Edward Yang has written about the dialog between the Chinese and Soviets in his “Between Marxism and Nationalism: Chinese Historiography and the Soviet Influence, 1949-1963,” Journal of Contemporary China9:23 (2000): 95-111.

In dialog with Soviet historians, Communist Chinese historians in this time period wrote about such topics as the formation of the Chinese nation, the periodization of Chinese history, the role of peasant wars in Chinese history, signs of the emergence of capitalism in the Chinese past, and the issue of land ownership in “feudal” China.

These are all topics which Vietnamese historians in the DRV addressed as well.
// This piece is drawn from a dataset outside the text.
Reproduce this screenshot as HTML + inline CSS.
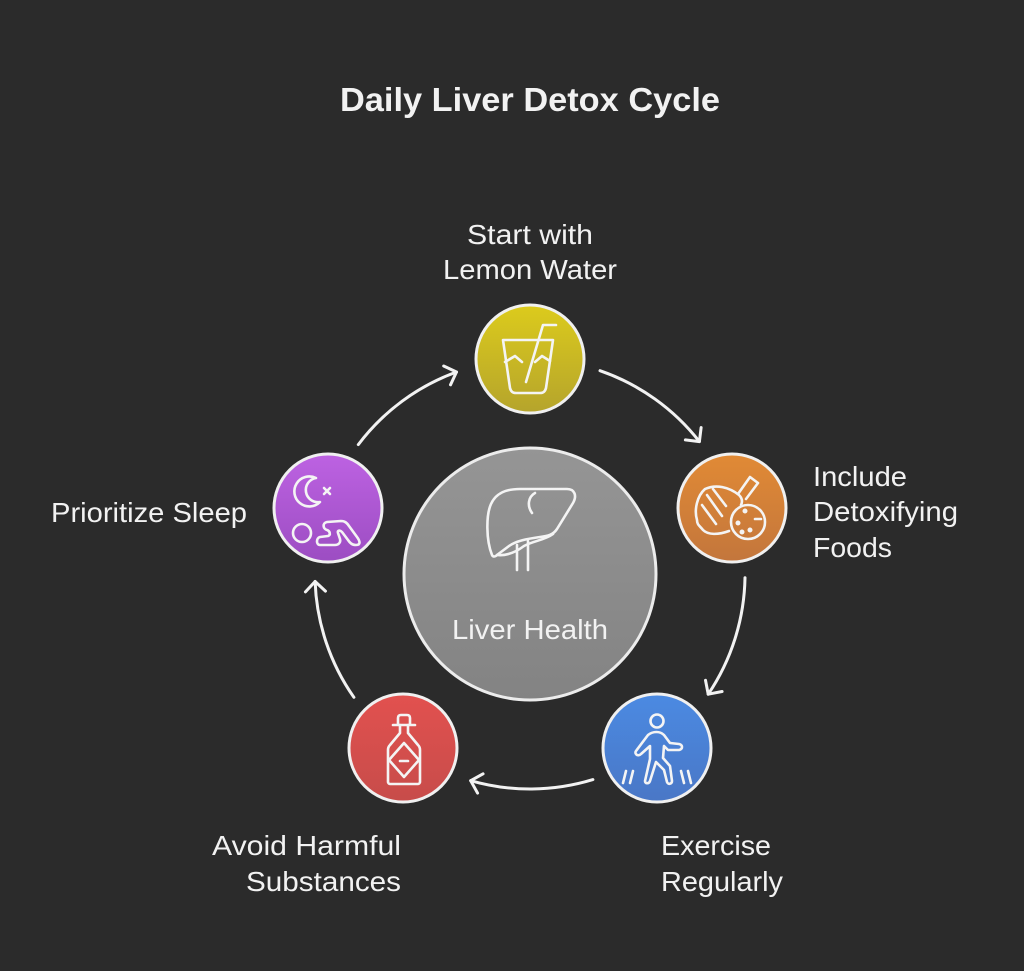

They did so in a journal which they entitled Nghiên cứu lịch sử, a title remarkably similar to the title of the journal which Communist Chinese historians published their articles in, Lishi yanjiu. . . As such, Vietnamese historians were part of an international effort to use a certain theoretical approach to address certain issues. (Patricia Pelley deals with this to some extent in her Postcolonial Vietnam: New Histories of the National Past.)

Then in the 1960s this all came to an end. During the war, nationalism took prominence over Marxist theory, and since that time I would argue that the role of theory in historical scholarship in Vietnam has disappeared. For the past 50 years, I cannot find any serious signs that Vietnamese historians have employed any new theoretical insights to advance historical scholarship.

What I do see many signs of, instead, is a “blank space.” What I mean by this is that I find no signs of the major theorists that have influenced historical scholarship in the West over the course of the past half century.

So whenever I read something which a Vietnamese historian writes these days, I get confused. I don’t understand what Vietnamese historians think they are doing.

Do they think that they are participating in the world of “international” scholarship? If so, then they desperately need to fill in that “blank space” because they will not understand anyone outside of Vietnam, nor will anyone be able to understand them, until they do so.

Do they think that they are participating in a more limited world of “Vietnamese” scholarship? If that is the case, then there is really no reason to hold “international” conferences and workshops in Vietnam, and there is no reason for Vietnamese historians to attend such events outside of the country, because these two worlds have no reason to interact with each other.

Ultimately my guess is that historians in Vietnam simply don’t really know or think that much about what they are doing. They are just content to drift through that “blank space.”